While the news about strength and conditioning and sport-specific instructional activities being able to resume on a limited basis starting June 8 was welcomed, Sealy head football coach/athletic director Shane Mobley said the emphasis will be on the safety of the student-athletes.
“The most important thing is we keep the kids safe,” Mobley said in a May 28 phone interview. “I know they're going to want to come up here and get after it but it's going to be different for them, so I had to make sure that each one of the coaches knows the rules and the guidelines and what we're going to do.”
In the wake of the new coronavirus pandemic, the UIL shut down athletic activities April 17 and later instituted online instruction guidelines. When Texas Gov. Greg Abbott announced his reopening plans allowed professional sports to resume without fans May 31, the UIL released guidelines for returning to activity at the high school level, starting with strength and conditioning and sport-specific instruction.
Among the restrictions, the UIL established that strength and conditioning can be no more than two consecutive hours per day during the week and no more than once per day. Sports specific instruction should not exceed 90 minutes per day with any more than 60 minutes per day in a given sport during the week, the UIL said.

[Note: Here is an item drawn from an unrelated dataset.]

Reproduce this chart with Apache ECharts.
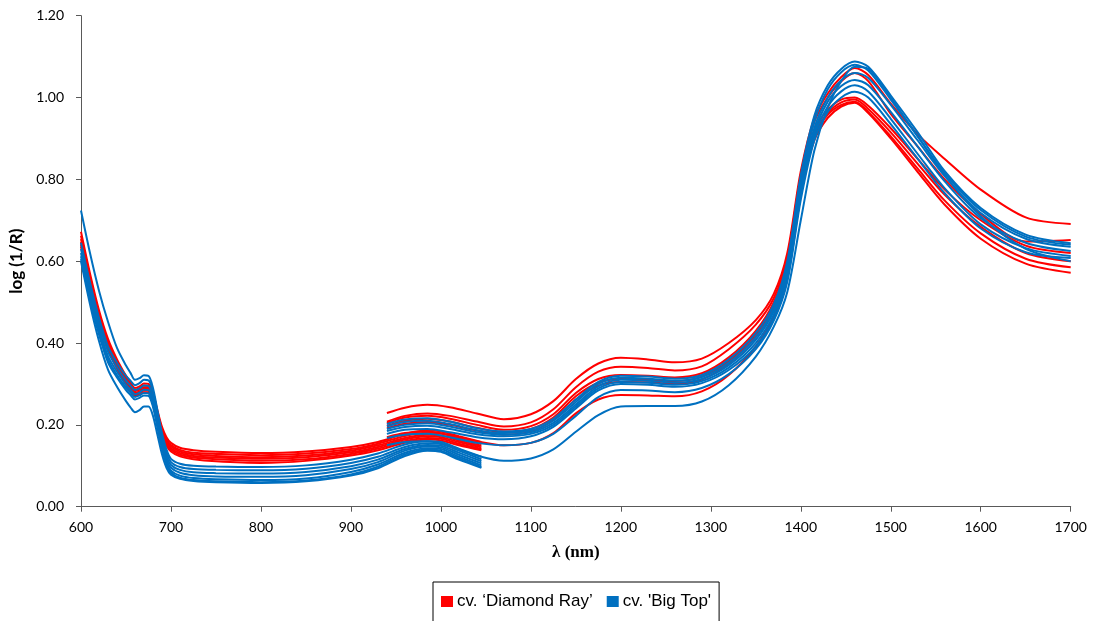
<!DOCTYPE html>
<html>
<head>
<meta charset="utf-8">
<script src="https://cdn.jsdelivr.net/npm/echarts@6/dist/echarts.min.js"></script>
<style>
html,body{margin:0;padding:0;background:#fff;}
#chart{width:1094px;height:621px;}
</style>
</head>
<body>
<div id="chart"></div>
<script>
// Wavelength grids (nm): detector 1 (VIS) and detector 2 (NIR)
const W1 = [600, 610, 620, 630, 640, 650, 655, 660, 665, 670, 675, 680, 685, 690, 695, 700, 710, 725, 750, 800, 850, 900, 930, 960, 985, 1000, 1020, 1045];
const W2 = [940, 960, 985, 1010, 1040, 1070, 1100, 1125, 1150, 1175, 1200, 1230, 1260, 1290, 1320, 1350, 1370, 1385, 1400, 1415, 1430, 1445, 1460, 1475, 1500, 1530, 1560, 1600, 1650, 1700];

const SERIES_RED = "cv. \u2018Diamond Ray\u2019";
const SERIES_BLUE = "cv. 'Big Top'";

// cv. 'Diamond Ray' samples (detector 1)
const DR1_A = [0.672, 0.570, 0.480, 0.410, 0.360, 0.320, 0.304, 0.290, 0.294, 0.301, 0.300, 0.278, 0.235, 0.195, 0.170, 0.156, 0.144, 0.138, 0.134, 0.131, 0.135, 0.146, 0.158, 0.178, 0.186, 0.184, 0.172, 0.158];
const DR2_A = [0.662, 0.562, 0.473, 0.404, 0.355, 0.315, 0.299, 0.286, 0.290, 0.296, 0.295, 0.273, 0.230, 0.190, 0.165, 0.151, 0.139, 0.132, 0.129, 0.126, 0.130, 0.141, 0.154, 0.173, 0.181, 0.179, 0.167, 0.153];
const DR3_A = [0.654, 0.555, 0.467, 0.399, 0.350, 0.310, 0.294, 0.282, 0.286, 0.292, 0.291, 0.269, 0.226, 0.186, 0.161, 0.147, 0.135, 0.128, 0.124, 0.121, 0.125, 0.137, 0.150, 0.168, 0.176, 0.174, 0.162, 0.149];
const DR4_A = [0.647, 0.549, 0.461, 0.394, 0.345, 0.306, 0.290, 0.278, 0.282, 0.288, 0.287, 0.265, 0.222, 0.182, 0.157, 0.143, 0.131, 0.124, 0.120, 0.117, 0.121, 0.133, 0.146, 0.164, 0.172, 0.170, 0.158, 0.145];
const DR5_A = [0.641, 0.543, 0.456, 0.389, 0.341, 0.302, 0.286, 0.275, 0.279, 0.284, 0.283, 0.261, 0.218, 0.178, 0.153, 0.139, 0.127, 0.120, 0.116, 0.112, 0.116, 0.129, 0.142, 0.160, 0.168, 0.166, 0.154, 0.141];
const DR6_A = [0.636, 0.538, 0.451, 0.385, 0.337, 0.298, 0.282, 0.271, 0.275, 0.280, 0.279, 0.257, 0.214, 0.174, 0.149, 0.135, 0.123, 0.116, 0.111, 0.107, 0.112, 0.125, 0.138, 0.156, 0.164, 0.162, 0.150, 0.138];

// cv. 'Diamond Ray' samples (detector 2)
const DR1_B = [0.229, 0.242, 0.249, 0.243, 0.228, 0.214, 0.226, 0.258, 0.312, 0.350, 0.364, 0.360, 0.353, 0.362, 0.400, 0.456, 0.520, 0.620, 0.820, 0.950, 1.010, 1.050, 1.072, 1.055, 0.985, 0.910, 0.850, 0.775, 0.707, 0.691];
const DR2_B = [0.208, 0.222, 0.228, 0.222, 0.208, 0.196, 0.206, 0.238, 0.292, 0.330, 0.342, 0.339, 0.333, 0.343, 0.385, 0.445, 0.510, 0.610, 0.810, 0.940, 1.000, 1.040, 1.060, 1.040, 0.960, 0.880, 0.800, 0.715, 0.648, 0.652];
const DR3_B = [0.205, 0.218, 0.222, 0.215, 0.200, 0.188, 0.197, 0.226, 0.278, 0.312, 0.322, 0.320, 0.316, 0.326, 0.365, 0.430, 0.500, 0.600, 0.800, 0.920, 0.970, 0.995, 1.000, 0.980, 0.925, 0.850, 0.775, 0.700, 0.638, 0.620];
const DR4_B = [0.198, 0.210, 0.215, 0.208, 0.193, 0.182, 0.190, 0.218, 0.270, 0.303, 0.312, 0.311, 0.307, 0.318, 0.356, 0.422, 0.492, 0.590, 0.790, 0.910, 0.962, 0.988, 0.995, 0.972, 0.915, 0.838, 0.762, 0.684, 0.620, 0.600];
const DR5_B = [0.192, 0.203, 0.207, 0.200, 0.186, 0.176, 0.184, 0.212, 0.262, 0.296, 0.305, 0.304, 0.300, 0.311, 0.350, 0.415, 0.485, 0.585, 0.785, 0.905, 0.958, 0.982, 0.990, 0.965, 0.905, 0.826, 0.748, 0.668, 0.606, 0.585];
const DR6_B = [0.170, 0.180, 0.184, 0.175, 0.160, 0.150, 0.156, 0.180, 0.228, 0.262, 0.273, 0.272, 0.270, 0.282, 0.322, 0.392, 0.465, 0.570, 0.770, 0.895, 0.950, 0.978, 0.987, 0.962, 0.900, 0.818, 0.738, 0.655, 0.594, 0.572];

// cv. 'Big Top' samples (detector 1)
const BT1_A = [0.724, 0.620, 0.528, 0.452, 0.388, 0.345, 0.327, 0.310, 0.314, 0.321, 0.320, 0.290, 0.235, 0.180, 0.140, 0.117, 0.105, 0.100, 0.098, 0.097, 0.101, 0.115, 0.130, 0.152, 0.160, 0.158, 0.142, 0.122];
const BT2_A = [0.645, 0.548, 0.462, 0.392, 0.352, 0.320, 0.308, 0.297, 0.302, 0.310, 0.309, 0.282, 0.228, 0.173, 0.132, 0.109, 0.097, 0.092, 0.090, 0.089, 0.093, 0.107, 0.122, 0.146, 0.155, 0.153, 0.137, 0.116];
const BT3_A = [0.630, 0.533, 0.448, 0.379, 0.340, 0.308, 0.296, 0.285, 0.289, 0.296, 0.295, 0.268, 0.215, 0.162, 0.123, 0.102, 0.090, 0.084, 0.082, 0.081, 0.085, 0.099, 0.115, 0.141, 0.151, 0.149, 0.132, 0.111];
const BT4_A = [0.620, 0.522, 0.437, 0.368, 0.330, 0.298, 0.286, 0.275, 0.279, 0.286, 0.285, 0.258, 0.206, 0.154, 0.116, 0.095, 0.083, 0.077, 0.074, 0.073, 0.077, 0.092, 0.109, 0.137, 0.147, 0.145, 0.127, 0.106];
const BT5_A = [0.612, 0.513, 0.428, 0.360, 0.322, 0.291, 0.279, 0.268, 0.272, 0.278, 0.277, 0.250, 0.199, 0.147, 0.109, 0.088, 0.076, 0.070, 0.067, 0.065, 0.069, 0.085, 0.103, 0.132, 0.143, 0.141, 0.122, 0.101];
const BT6_A = [0.605, 0.506, 0.421, 0.353, 0.316, 0.285, 0.273, 0.262, 0.266, 0.272, 0.271, 0.244, 0.193, 0.142, 0.104, 0.083, 0.071, 0.065, 0.062, 0.060, 0.064, 0.079, 0.098, 0.128, 0.140, 0.137, 0.118, 0.097];
const BT7_A = [0.600, 0.495, 0.405, 0.335, 0.293, 0.258, 0.243, 0.231, 0.236, 0.245, 0.245, 0.222, 0.175, 0.128, 0.095, 0.078, 0.068, 0.063, 0.060, 0.058, 0.062, 0.076, 0.094, 0.124, 0.137, 0.134, 0.115, 0.095];

// cv. 'Big Top' samples (detector 2)
const BT1_B = [0.202, 0.213, 0.216, 0.208, 0.192, 0.184, 0.190, 0.215, 0.262, 0.305, 0.320, 0.318, 0.313, 0.322, 0.360, 0.425, 0.495, 0.600, 0.810, 0.955, 1.030, 1.070, 1.088, 1.075, 1.005, 0.915, 0.820, 0.730, 0.665, 0.644];
const BT2_B = [0.196, 0.207, 0.210, 0.202, 0.187, 0.180, 0.186, 0.210, 0.256, 0.300, 0.315, 0.313, 0.308, 0.317, 0.352, 0.415, 0.485, 0.585, 0.790, 0.940, 1.020, 1.062, 1.080, 1.066, 0.995, 0.905, 0.815, 0.725, 0.660, 0.640];
const BT3_B = [0.190, 0.200, 0.204, 0.196, 0.182, 0.176, 0.182, 0.205, 0.250, 0.294, 0.310, 0.308, 0.303, 0.312, 0.346, 0.408, 0.478, 0.575, 0.780, 0.925, 1.000, 1.042, 1.060, 1.048, 0.982, 0.895, 0.808, 0.718, 0.655, 0.635];
const BT4_B = [0.185, 0.195, 0.198, 0.190, 0.177, 0.172, 0.178, 0.200, 0.245, 0.289, 0.305, 0.303, 0.298, 0.307, 0.340, 0.400, 0.470, 0.565, 0.770, 0.915, 0.990, 1.028, 1.043, 1.030, 0.965, 0.880, 0.795, 0.705, 0.645, 0.625];
const BT5_B = [0.178, 0.188, 0.190, 0.182, 0.170, 0.165, 0.172, 0.195, 0.240, 0.284, 0.300, 0.298, 0.293, 0.302, 0.334, 0.392, 0.460, 0.555, 0.760, 0.905, 0.978, 1.015, 1.030, 1.015, 0.948, 0.862, 0.778, 0.690, 0.632, 0.613];
const BT6_B = [0.168, 0.176, 0.178, 0.170, 0.156, 0.150, 0.156, 0.178, 0.222, 0.268, 0.285, 0.284, 0.280, 0.290, 0.324, 0.385, 0.455, 0.550, 0.750, 0.895, 0.965, 1.000, 1.014, 1.000, 0.935, 0.850, 0.766, 0.680, 0.622, 0.608];
const BT7_B = [0.150, 0.158, 0.160, 0.148, 0.125, 0.112, 0.118, 0.140, 0.183, 0.224, 0.245, 0.246, 0.246, 0.257, 0.297, 0.367, 0.440, 0.525, 0.700, 0.870, 0.975, 1.040, 1.075, 1.070, 1.000, 0.905, 0.810, 0.710, 0.630, 0.600];

const Y_TICKS = [0, 0.2, 0.4, 0.6, 0.8, 1.0, 1.2];
const X_TICKS = [600, 700, 800, 900, 1000, 1100, 1200, 1300, 1400, 1500, 1600, 1700];

const RED = '#FF0000';
const BLUE = '#0070C0';

const redSamples = [[DR1_A, DR1_B], [DR2_A, DR2_B], [DR3_A, DR3_B], [DR4_A, DR4_B], [DR5_A, DR5_B], [DR6_A, DR6_B]];
const blueSamples = [[BT1_A, BT1_B], [BT2_A, BT2_B], [BT3_A, BT3_B], [BT4_A, BT4_B], [BT5_A, BT5_B], [BT6_A, BT6_B], [BT7_A, BT7_B]];

function mk(name, color, grid, vals) {
  return {
    name: name,
    type: 'line',
    data: grid.map((w, i) => [w, vals[i]]),
    symbol: 'none',
    smooth: 0.3,
    lineStyle: { color: color, width: 2 },
    itemStyle: { color: color },
    emphasis: { disabled: true },
    silent: true,
    z: 2
  };
}

const series = [];
redSamples.forEach(s => { series.push(mk(SERIES_RED, RED, W1, s[0])); series.push(mk(SERIES_RED, RED, W2, s[1])); });
blueSamples.forEach(s => { series.push(mk(SERIES_BLUE, BLUE, W1, s[0])); series.push(mk(SERIES_BLUE, BLUE, W2, s[1])); });

const chart = echarts.init(document.getElementById('chart'), null, { renderer: 'canvas' });
chart.setOption({
  animation: false,
  backgroundColor: '#ffffff',
  grid: { left: 80.7, right: 23.3, top: 15.7, bottom: 114.3, containLabel: false },
  xAxis: {
    type: 'value',
    min: X_TICKS[0], max: X_TICKS[X_TICKS.length - 1], interval: 100,
    name: '\u03bb (nm)',
    nameLocation: 'middle',
    nameGap: 37,
    nameTextStyle: { fontFamily: 'Liberation Serif', fontWeight: 'bold', fontSize: 17, color: '#000' },
    axisLine: { show: true, onZero: false, lineStyle: { color: '#595959', width: 1 } },
    axisTick: { show: true, inside: false, length: 5, lineStyle: { color: '#595959' } },
    axisLabel: { fontFamily: 'Lato', fontSize: 14, color: '#000', margin: 14, formatter: v => String(v) },
    splitLine: { show: false }
  },
  yAxis: {
    type: 'value',
    min: Y_TICKS[0], max: Y_TICKS[Y_TICKS.length - 1], interval: 0.2,
    name: 'log (1/R)',
    nameLocation: 'middle',
    nameGap: 56,
    nameTextStyle: { fontFamily: 'Lato', fontWeight: 'bold', fontSize: 17, color: '#000' },
    axisLine: { show: true, lineStyle: { color: '#595959', width: 1 } },
    axisTick: { show: true, inside: false, length: 5, lineStyle: { color: '#595959' } },
    axisLabel: { fontFamily: 'Lato', fontSize: 14, color: '#000', margin: 17, formatter: v => v.toFixed(2) },
    splitLine: { show: false }
  },
  legend: {
    data: [SERIES_RED, SERIES_BLUE],
    left: 433, top: 582,
    orient: 'horizontal',
    icon: 'rect',
    itemWidth: 12, itemHeight: 11,
    itemGap: 14,
    padding: [11, 8, 20, 8],
    borderColor: '#000', borderWidth: 1,
    textStyle: { fontFamily: 'Liberation Sans', fontSize: 17, color: '#000', padding: [0, 0, 0, -1] },
    selectedMode: false
  },
  series: series
});
</script>
</body>
</html>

Mobley and Sealy ISD Athletics released a May 28 statement, emphasizing a handful of the UIL’s restrictions which can be found in full on their website. Atop the list from Sealy ISD Athletics was that if an athlete has shown symptoms of COVID-19 in the previous two weeks, they should not attend. Moreover, student-athletes are to screen themselves as well as their family/household members.
“First of all, the kids have to do a self-evaluation, coaches have to do a self-evaluation,” Mobley said. “Kids have to go home and talk to the parents and ask ‘Do you have any of the symptoms; do you have a steady cough or shortness of breath,’ and if somebody in the family does, they can't come up here. It doesn't just have to be the kids, it's their family too and we have to do that as coaches.”
Mobley said the coaching staff will also be keeping an attendance sheet but not so much to keep track of who shows up but to have a trace of who a student-athlete was with if he or she ends up showing symptoms.
“If we have ten kids in one group and we have one kid that shows up and they start having symptoms, that whole group, including the coach that's going to be assigned to them, they won't come back for however many days,” Mobley said. “That's why we’ve got to make sure that we keep everybody going in one direction so each group doesn't cross each other.”
The Tigers’ head football coach said groups of athletes will be spread out at different campuses but will not be able to share drinking water or food nor will they have access to locker room and shower facilities. Mobley also said the groups of football players working on sport-specific instruction were created strategically.
“In the mornings when we do our workout, we'll put our receivers our corners and safeties in a group,” the coach said. “That might be two different groups right there, that way if we had to isolate one group, we're not worried about an offensive lineman lifting with a secondary guy and now that just throws everybody out of the loop so there's a lot of organization to all this stuff that we want to make sure that we stay on top of.”
Also created strategically, Mobley said, were the timings of the workouts to not only allow multi-sport athletes to get sport-specific instruction in more than one sport, but to also allow time to clean in between the high school and junior high workouts.
From June 8 to July 31, male high school athletes will have strength and conditioning from 7 a.m. to 9 a.m. at the middle school before the junior high athletes’ workout from 9:30 a.m. to 11:30 a.m. at the junior high. They will also have a second session from 7 p.m. to 8:30 p.m. for sport-specific instruction. Female high school athletes will have both strength and conditioning and sport-specific instruction available at the high school from 7 a.m. to 9 a.m., also from June 8 and July 31.
Mobley understands, however, the first couple of weeks will be more of a warmup period to get athletes back in their rhythm after nearly 12 weeks without in-person instruction.
“The first two weeks we're probably not even going to hit weights,” Mobley said. “We're going to come back and do more stretching, do more stuff outside to get our legs back underneath us. That type of mentality for the first two weeks, more push-ups, body squats, abs, just start from the basics.”